Input:
____
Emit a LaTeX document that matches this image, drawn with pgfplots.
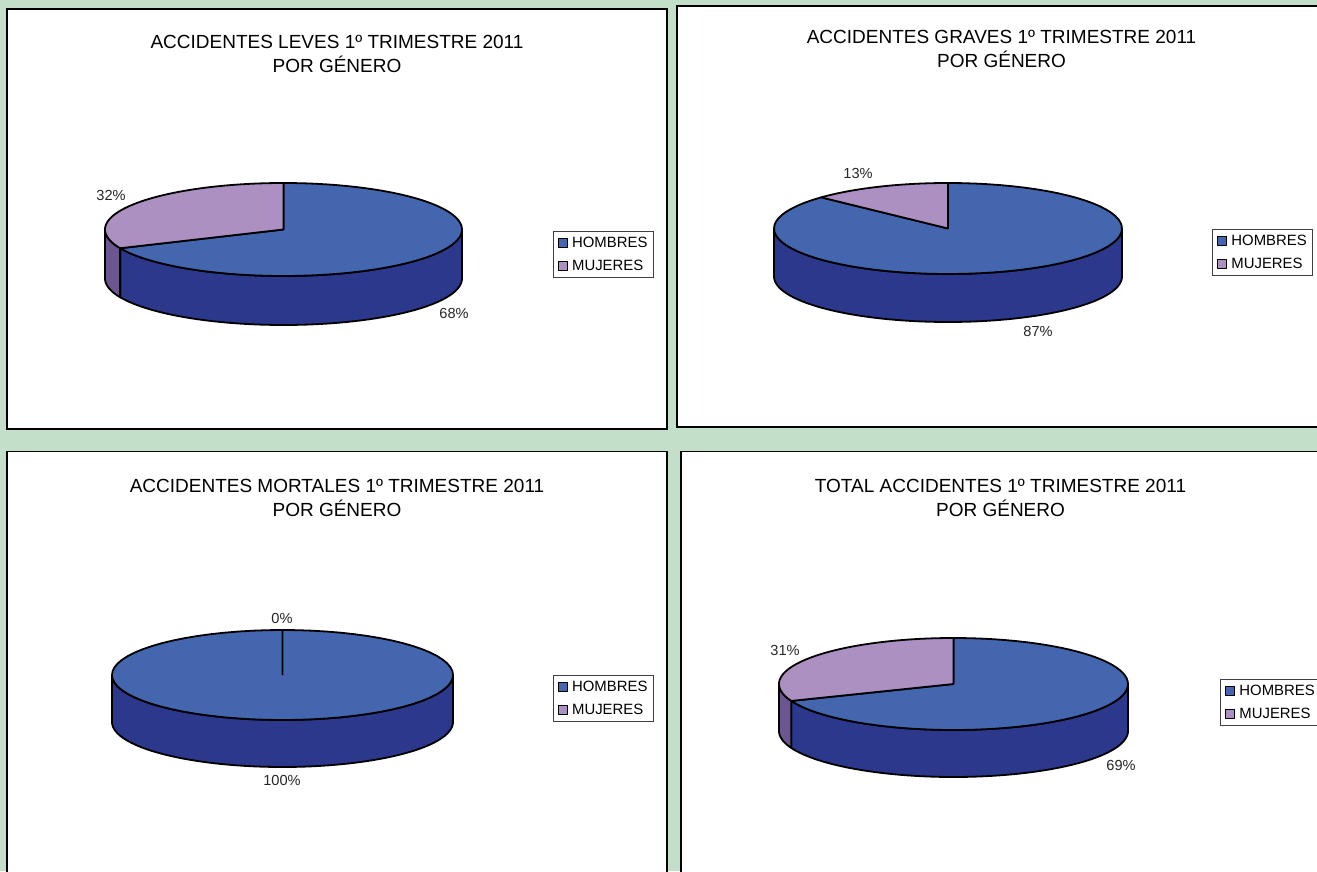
____
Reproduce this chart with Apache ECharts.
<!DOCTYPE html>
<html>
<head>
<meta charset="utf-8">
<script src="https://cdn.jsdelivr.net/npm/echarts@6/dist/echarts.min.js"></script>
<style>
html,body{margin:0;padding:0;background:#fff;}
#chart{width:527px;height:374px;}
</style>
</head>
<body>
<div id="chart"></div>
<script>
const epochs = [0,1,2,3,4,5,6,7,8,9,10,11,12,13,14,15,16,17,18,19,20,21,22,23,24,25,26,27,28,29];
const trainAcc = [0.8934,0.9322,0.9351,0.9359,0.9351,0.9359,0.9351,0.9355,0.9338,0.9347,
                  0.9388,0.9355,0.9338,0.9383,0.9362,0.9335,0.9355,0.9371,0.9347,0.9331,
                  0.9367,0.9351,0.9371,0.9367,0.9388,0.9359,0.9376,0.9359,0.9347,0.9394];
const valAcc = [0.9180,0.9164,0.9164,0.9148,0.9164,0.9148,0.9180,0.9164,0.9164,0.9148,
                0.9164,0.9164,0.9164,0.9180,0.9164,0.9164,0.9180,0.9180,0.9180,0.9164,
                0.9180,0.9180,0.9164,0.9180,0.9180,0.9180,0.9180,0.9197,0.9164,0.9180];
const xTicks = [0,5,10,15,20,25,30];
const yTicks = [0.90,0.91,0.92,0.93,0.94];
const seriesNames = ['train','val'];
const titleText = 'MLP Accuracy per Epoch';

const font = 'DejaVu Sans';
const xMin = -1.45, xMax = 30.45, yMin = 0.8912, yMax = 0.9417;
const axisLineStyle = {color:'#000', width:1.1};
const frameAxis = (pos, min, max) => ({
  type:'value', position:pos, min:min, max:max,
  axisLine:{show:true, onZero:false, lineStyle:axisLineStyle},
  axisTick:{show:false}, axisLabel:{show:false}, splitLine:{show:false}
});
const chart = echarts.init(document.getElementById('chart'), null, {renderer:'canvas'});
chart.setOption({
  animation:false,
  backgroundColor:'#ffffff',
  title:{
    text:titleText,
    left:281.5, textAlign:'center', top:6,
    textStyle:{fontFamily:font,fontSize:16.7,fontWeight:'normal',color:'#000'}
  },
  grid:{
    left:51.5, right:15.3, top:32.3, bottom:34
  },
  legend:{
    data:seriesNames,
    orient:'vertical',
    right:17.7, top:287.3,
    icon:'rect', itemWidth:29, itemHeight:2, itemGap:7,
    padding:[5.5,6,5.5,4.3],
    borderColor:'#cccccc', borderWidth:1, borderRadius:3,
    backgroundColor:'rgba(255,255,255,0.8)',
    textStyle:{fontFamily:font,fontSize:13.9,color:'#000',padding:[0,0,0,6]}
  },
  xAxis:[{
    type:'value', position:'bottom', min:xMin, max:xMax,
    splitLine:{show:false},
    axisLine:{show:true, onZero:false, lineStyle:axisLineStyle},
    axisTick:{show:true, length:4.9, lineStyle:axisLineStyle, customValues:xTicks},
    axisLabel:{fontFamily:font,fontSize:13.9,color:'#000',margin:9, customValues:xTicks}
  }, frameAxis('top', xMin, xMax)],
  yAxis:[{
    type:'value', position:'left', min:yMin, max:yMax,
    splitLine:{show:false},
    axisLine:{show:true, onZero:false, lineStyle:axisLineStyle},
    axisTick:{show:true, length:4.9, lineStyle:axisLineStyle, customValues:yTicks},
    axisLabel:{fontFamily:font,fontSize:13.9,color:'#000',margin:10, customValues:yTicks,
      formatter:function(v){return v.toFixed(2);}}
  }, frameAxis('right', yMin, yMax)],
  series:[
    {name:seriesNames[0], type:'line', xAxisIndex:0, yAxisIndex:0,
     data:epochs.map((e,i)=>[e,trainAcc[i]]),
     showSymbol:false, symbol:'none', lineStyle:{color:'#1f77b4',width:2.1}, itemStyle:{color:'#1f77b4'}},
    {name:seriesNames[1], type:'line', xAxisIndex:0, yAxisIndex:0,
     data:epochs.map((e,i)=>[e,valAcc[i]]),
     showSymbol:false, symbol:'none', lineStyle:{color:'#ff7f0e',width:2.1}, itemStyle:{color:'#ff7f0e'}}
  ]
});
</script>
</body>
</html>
____
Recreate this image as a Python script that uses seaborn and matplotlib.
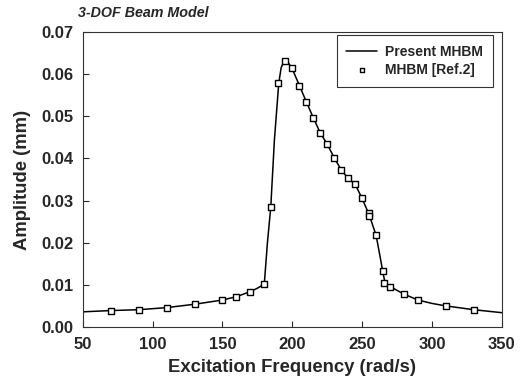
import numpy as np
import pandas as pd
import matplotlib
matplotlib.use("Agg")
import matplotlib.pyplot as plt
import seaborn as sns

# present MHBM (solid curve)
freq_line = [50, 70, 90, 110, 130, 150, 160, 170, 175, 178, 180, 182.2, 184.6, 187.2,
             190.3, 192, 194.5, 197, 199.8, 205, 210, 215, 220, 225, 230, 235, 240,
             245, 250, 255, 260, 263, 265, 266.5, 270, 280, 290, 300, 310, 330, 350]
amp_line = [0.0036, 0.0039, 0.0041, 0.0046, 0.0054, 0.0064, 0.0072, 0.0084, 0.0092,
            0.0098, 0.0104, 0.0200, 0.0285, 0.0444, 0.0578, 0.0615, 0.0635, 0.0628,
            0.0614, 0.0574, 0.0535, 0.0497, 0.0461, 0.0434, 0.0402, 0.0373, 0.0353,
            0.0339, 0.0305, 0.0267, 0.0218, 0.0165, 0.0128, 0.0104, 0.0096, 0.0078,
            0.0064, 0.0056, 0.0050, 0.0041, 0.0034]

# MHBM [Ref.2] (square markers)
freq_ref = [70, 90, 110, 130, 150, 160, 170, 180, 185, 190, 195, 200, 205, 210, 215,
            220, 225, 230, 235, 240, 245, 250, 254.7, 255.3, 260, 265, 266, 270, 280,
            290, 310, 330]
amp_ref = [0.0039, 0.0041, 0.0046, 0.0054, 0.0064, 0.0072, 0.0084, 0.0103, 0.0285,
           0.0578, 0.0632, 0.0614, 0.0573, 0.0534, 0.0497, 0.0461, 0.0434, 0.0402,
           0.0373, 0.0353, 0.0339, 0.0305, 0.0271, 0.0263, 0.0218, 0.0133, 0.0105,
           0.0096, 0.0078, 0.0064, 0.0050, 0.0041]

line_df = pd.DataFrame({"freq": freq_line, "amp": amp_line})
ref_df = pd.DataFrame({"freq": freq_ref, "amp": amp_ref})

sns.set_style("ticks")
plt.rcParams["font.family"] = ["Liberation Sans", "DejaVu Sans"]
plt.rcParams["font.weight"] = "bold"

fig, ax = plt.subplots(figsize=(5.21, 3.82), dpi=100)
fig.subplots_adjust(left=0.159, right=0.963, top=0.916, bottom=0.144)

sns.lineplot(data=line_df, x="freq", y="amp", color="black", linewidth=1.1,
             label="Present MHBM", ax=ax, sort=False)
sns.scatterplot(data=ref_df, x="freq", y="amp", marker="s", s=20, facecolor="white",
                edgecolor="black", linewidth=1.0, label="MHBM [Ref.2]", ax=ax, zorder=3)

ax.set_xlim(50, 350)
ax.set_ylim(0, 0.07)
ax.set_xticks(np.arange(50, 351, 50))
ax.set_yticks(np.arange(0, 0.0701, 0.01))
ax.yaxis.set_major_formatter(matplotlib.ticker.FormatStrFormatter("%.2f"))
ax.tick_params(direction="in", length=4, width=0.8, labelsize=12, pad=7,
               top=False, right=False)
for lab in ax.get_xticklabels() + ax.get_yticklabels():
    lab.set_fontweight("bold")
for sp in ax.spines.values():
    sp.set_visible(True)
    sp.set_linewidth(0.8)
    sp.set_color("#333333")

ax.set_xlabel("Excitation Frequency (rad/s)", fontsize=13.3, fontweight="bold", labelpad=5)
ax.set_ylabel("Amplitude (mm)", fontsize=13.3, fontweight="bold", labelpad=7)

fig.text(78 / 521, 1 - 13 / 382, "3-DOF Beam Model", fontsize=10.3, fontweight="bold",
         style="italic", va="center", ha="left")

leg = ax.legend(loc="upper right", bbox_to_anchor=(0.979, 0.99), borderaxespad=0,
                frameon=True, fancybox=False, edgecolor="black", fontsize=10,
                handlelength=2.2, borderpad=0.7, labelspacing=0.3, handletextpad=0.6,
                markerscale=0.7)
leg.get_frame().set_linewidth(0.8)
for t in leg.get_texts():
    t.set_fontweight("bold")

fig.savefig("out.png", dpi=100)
____
Stated goal: From the records above, pull out every line containing the word "this".

Final answer:
Emit a LaTeX document that matches this image, drawn with pgfplots.
Reproduce this chart with Apache ECharts.
Recreate this image as a Python script that uses seaborn and matplotlib.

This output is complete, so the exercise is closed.